Directive: Please print exactly the lines below, from the start of the material up to and including the line with "(623,7) -- (623,445);", but none of the pictures.

Records with drawing code
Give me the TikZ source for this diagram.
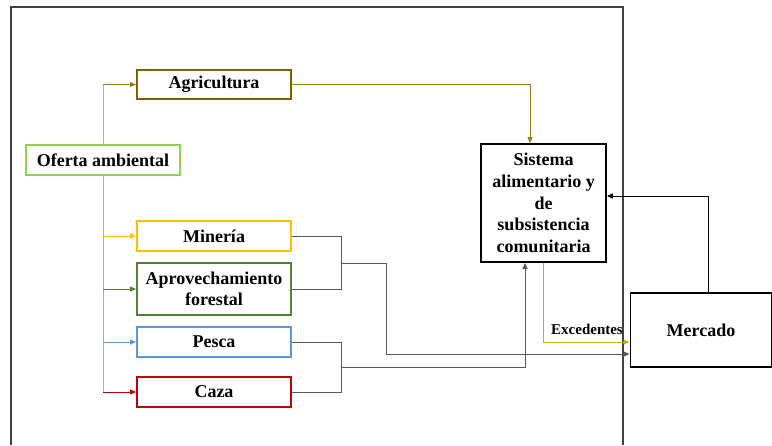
\documentclass[tikz,border=0pt]{standalone}
\usepackage{fontspec}
\setmainfont{Liberation Serif}
\usetikzlibrary{arrows.meta,calc}
\definecolor{agrc}{HTML}{7F6000}
\definecolor{agrl}{HTML}{9C7A1E}
\definecolor{ofec}{HTML}{92D050}
\definecolor{minc}{HTML}{FFC000}
\definecolor{aprc}{HTML}{548235}
\definecolor{pesc}{HTML}{5B9BD5}
\definecolor{cazc}{HTML}{C00000}
\definecolor{excc}{HTML}{D4A52A}
\definecolor{grayl}{HTML}{595959}
\definecolor{framec}{HTML}{404040}
\tikzset{
  box/.style={draw, line width=1.8pt, fill=white, align=center, inner sep=2pt,
    font=\fontsize{18}{21.6}\selectfont\bfseries},
  conn/.style={line width=1pt},
  tip/.style={-{Triangle[length=6pt,width=5pt]}},
}
\begin{document}
\begin{tikzpicture}[x=1pt,y=-1pt]
\useasboundingbox (0,0) rectangle (772,445);
\draw[framec, line width=1.5pt] (11,445) -- (11,7) -- (623,7) -- (623,445);

\node[box, draw=agrc, minimum width=154pt, minimum height=29pt] (agr) at (214,84.5) {Agricultura};
\node[box, draw=ofec, minimum width=154pt, minimum height=30pt] (ofe) at (103,160) {Oferta ambiental};
\node[box, draw=minc, minimum width=154pt, minimum height=30pt] (min) at (214,236) {Minería};
\node[box, draw=aprc, minimum width=154pt, minimum height=52pt] (apr) at (214,289) {Aprovechamiento\\forestal};
\node[box, draw=pesc, minimum width=154pt, minimum height=30pt] (pes) at (214,342) {Pesca};
\node[box, draw=cazc, minimum width=154pt, minimum height=30pt] (caz) at (214,392) {Caza};
\node[box, draw=black, minimum width=125pt, minimum height=118pt] (sis) at (543.5,203) {Sistema\\alimentario y\\de\\subsistencia\\comunitaria};
\node[box, draw=black, minimum width=141pt, minimum height=74pt] (mer) at (701,330) {Mercado};

% green trunk
\draw[ofec, conn] (ofe.north) -- (ofe.north |- agr.west);
\draw[ofec, conn] (ofe.south) -- (ofe.south |- caz.west);
% branches
\draw[agrl, conn, tip] (ofe.north |- agr.west) -- (agr.west);
\draw[minc, conn, tip] (ofe.south |- min.west) -- (min.west);
\draw[aprc, conn, tip] (ofe.south |- apr.west) -- (apr.west);
\draw[pesc, conn, tip] (ofe.south |- pes.west) -- (pes.west);
\draw[cazc, conn, tip] (ofe.south |- caz.west) -- (caz.west);

% agricultura to sistema
\draw[agrl, conn, tip] (agr.east) -| ([xshift=-13.5pt]sis.north);

% brackets
\coordinate (b1) at (341,263);
\coordinate (b2) at (341,367);
\draw[grayl, conn] (min.east) -| (b1);
\draw[grayl, conn] (apr.east) -| (b1);
\draw[grayl, conn, tip] (b1) -- (386,263) |- ([yshift=-24pt]mer.west);
\draw[grayl, conn] (pes.east) -| (b2);
\draw[grayl, conn] (caz.east) -| (b2);
\draw[grayl, conn, tip] (b2) -| ([xshift=-18.5pt]sis.south);

% excedentes
\draw[excc, conn, tip] (sis.south) |- ([yshift=-12pt]mer.west);
\node[font=\fontsize{15}{18}\selectfont\bfseries, inner sep=1pt] (exc) at (587,329) {Excedentes};

% mercado to sistema
\draw[black, conn, tip] ([xshift=7pt]mer.north) |- ([yshift=7pt]sis.east);
\end{tikzpicture}
\end{document}
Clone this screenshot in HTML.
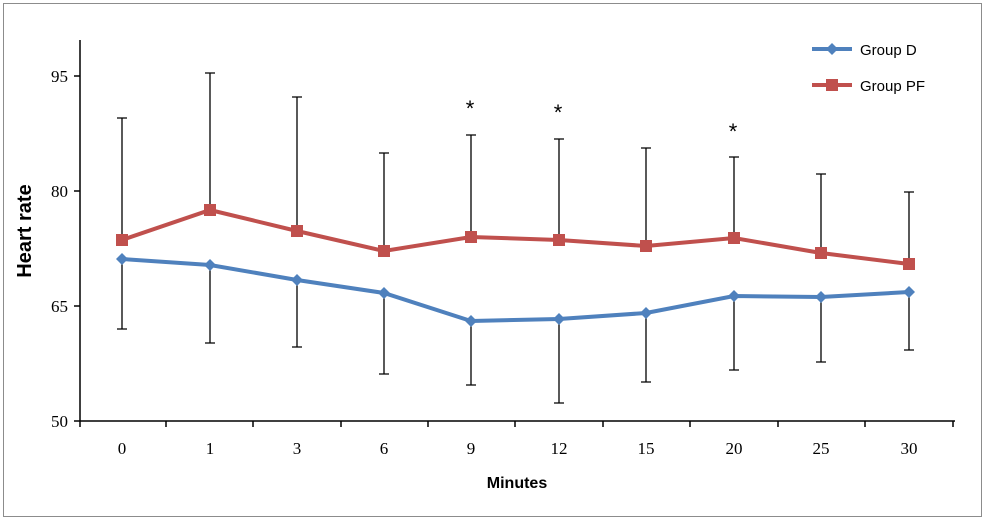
<!DOCTYPE html>
<html><head><meta charset="utf-8"><style>
html,body{margin:0;padding:0;background:#fff;}
svg{display:block;font-family:"Liberation Sans",sans-serif;}
</style></head><body>
<svg width="986" height="521" viewBox="0 0 986 521" xmlns="http://www.w3.org/2000/svg">
<rect x="3.5" y="3.5" width="978" height="513" fill="#fff" stroke="#8c8c8c" stroke-width="1"/>
<!-- axes -->
<line x1="80" y1="40" x2="80" y2="421" stroke="#000" stroke-width="1.5"/>
<line x1="80" y1="421" x2="955" y2="421" stroke="#000" stroke-width="1.5"/>
<g stroke="#000" stroke-width="1.5">
<line x1="74" y1="76" x2="80" y2="76"/><line x1="74" y1="191" x2="80" y2="191"/>
<line x1="74" y1="306" x2="80" y2="306"/><line x1="74" y1="421" x2="80" y2="421"/>
<line x1="166" y1="421" x2="166" y2="427"/><line x1="253" y1="421" x2="253" y2="427"/>
<line x1="341" y1="421" x2="341" y2="427"/><line x1="428" y1="421" x2="428" y2="427"/>
<line x1="515" y1="421" x2="515" y2="427"/><line x1="603" y1="421" x2="603" y2="427"/>
<line x1="690" y1="421" x2="690" y2="427"/><line x1="778" y1="421" x2="778" y2="427"/>
<line x1="865" y1="421" x2="865" y2="427"/><line x1="953" y1="421" x2="953" y2="427"/>
<line x1="80" y1="421" x2="80" y2="427"/>
</g>
<g font-family="Liberation Serif,serif" font-size="17" text-anchor="end">
<text x="68" y="82">95</text><text x="68" y="197">80</text><text x="68" y="312">65</text><text x="68" y="427">50</text>
</g>
<g font-family="Liberation Serif,serif" font-size="17" text-anchor="middle">
<text x="122" y="454">0</text><text x="210" y="454">1</text><text x="297" y="454">3</text><text x="384" y="454">6</text><text x="471" y="454">9</text><text x="559" y="454">12</text><text x="646" y="454">15</text><text x="734" y="454">20</text><text x="821" y="454">25</text><text x="909" y="454">30</text>
</g>
<text x="517" y="488" font-size="16" font-weight="bold" text-anchor="middle">Minutes</text>
<text transform="translate(31,231) rotate(-90)" font-size="20" font-weight="bold" text-anchor="middle">Heart rate</text>
<!-- error bars PF (up) -->
<g stroke="#000" stroke-width="1.3">
<path d="M122 240V118M117 118h10 M210 210V73M205 73h10 M297 231V97M292 97h10 M384 251V153M379 153h10 M471 237V135M466 135h10 M559 240V139M554 139h10 M646 246V148M641 148h10 M734 238V157M729 157h10 M821 253V174M816 174h10 M909 264V192M904 192h10"/>
<path d="M122 259V329M117 329h10 M210 265V343M205 343h10 M297 280V347M292 347h10 M384 293V374M379 374h10 M471 321V385M466 385h10 M559 319V403M554 403h10 M646 313V382M641 382h10 M734 296V370M729 370h10 M821 297V362M816 362h10 M909 292V350M904 350h10"/>
</g>
<polyline points="122,240 210,210 297,231 384,251 471,237 559,240 646,246 734,238 821,253 909,264" fill="none" stroke="#c0504d" stroke-width="4"/>
<g fill="#c0504d">
<rect x="116" y="234" width="12" height="12"/><rect x="204" y="204" width="12" height="12"/><rect x="291" y="225" width="12" height="12"/><rect x="378" y="245" width="12" height="12"/><rect x="465" y="231" width="12" height="12"/><rect x="553" y="234" width="12" height="12"/><rect x="640" y="240" width="12" height="12"/><rect x="728" y="232" width="12" height="12"/><rect x="815" y="247" width="12" height="12"/><rect x="903" y="258" width="12" height="12"/>
</g>
<polyline points="122,259 210,265 297,280 384,293 471,321 559,319 646,313 734,296 821,297 909,292" fill="none" stroke="#4f81bd" stroke-width="4"/>
<g fill="#4f81bd">
<path d="M122 253l6 6-6 6-6-6z"/><path d="M210 259l6 6-6 6-6-6z"/><path d="M297 274l6 6-6 6-6-6z"/><path d="M384 287l6 6-6 6-6-6z"/><path d="M471 315l6 6-6 6-6-6z"/><path d="M559 313l6 6-6 6-6-6z"/><path d="M646 307l6 6-6 6-6-6z"/><path d="M734 290l6 6-6 6-6-6z"/><path d="M821 291l6 6-6 6-6-6z"/><path d="M909 286l6 6-6 6-6-6z"/>
</g>
<g font-size="22" text-anchor="middle">
<text x="470" y="116">*</text><text x="558" y="120">*</text><text x="733" y="139">*</text>
</g>
<!-- legend -->
<line x1="812" y1="49" x2="852" y2="49" stroke="#4f81bd" stroke-width="4"/>
<path d="M832 43l6 6-6 6-6-6z" fill="#4f81bd"/>
<text x="860" y="55" font-size="15">Group D</text>
<line x1="812" y1="85" x2="852" y2="85" stroke="#c0504d" stroke-width="4"/>
<rect x="826" y="79" width="12" height="12" fill="#c0504d"/>
<text x="860" y="91" font-size="15">Group PF</text>
</svg>
</body></html>
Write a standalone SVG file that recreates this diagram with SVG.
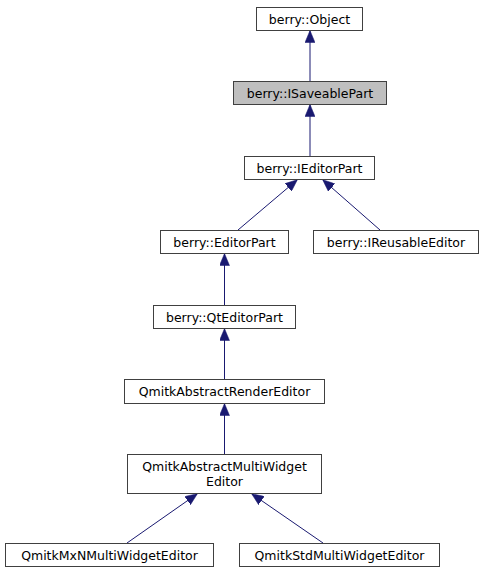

The output:
Give me the TikZ source for this diagram.
\documentclass[tikz,border=0pt]{standalone}
\usepackage{fontspec}
\setmainfont{Liberation Serif}
\usetikzlibrary{arrows.meta,calc}
\definecolor{agrc}{HTML}{7F6000}
\definecolor{agrl}{HTML}{9C7A1E}
\definecolor{ofec}{HTML}{92D050}
\definecolor{minc}{HTML}{FFC000}
\definecolor{aprc}{HTML}{548235}
\definecolor{pesc}{HTML}{5B9BD5}
\definecolor{cazc}{HTML}{C00000}
\definecolor{excc}{HTML}{D4A52A}
\definecolor{grayl}{HTML}{595959}
\definecolor{framec}{HTML}{404040}
\tikzset{
  box/.style={draw, line width=1.8pt, fill=white, align=center, inner sep=2pt,
    font=\fontsize{18}{21.6}\selectfont\bfseries},
  conn/.style={line width=1pt},
  tip/.style={-{Triangle[length=6pt,width=5pt]}},
}
\begin{document}
\begin{tikzpicture}[x=1pt,y=-1pt]
\useasboundingbox (0,0) rectangle (772,445);
\draw[framec, line width=1.5pt] (11,445) -- (11,7) -- (623,7) -- (623,445);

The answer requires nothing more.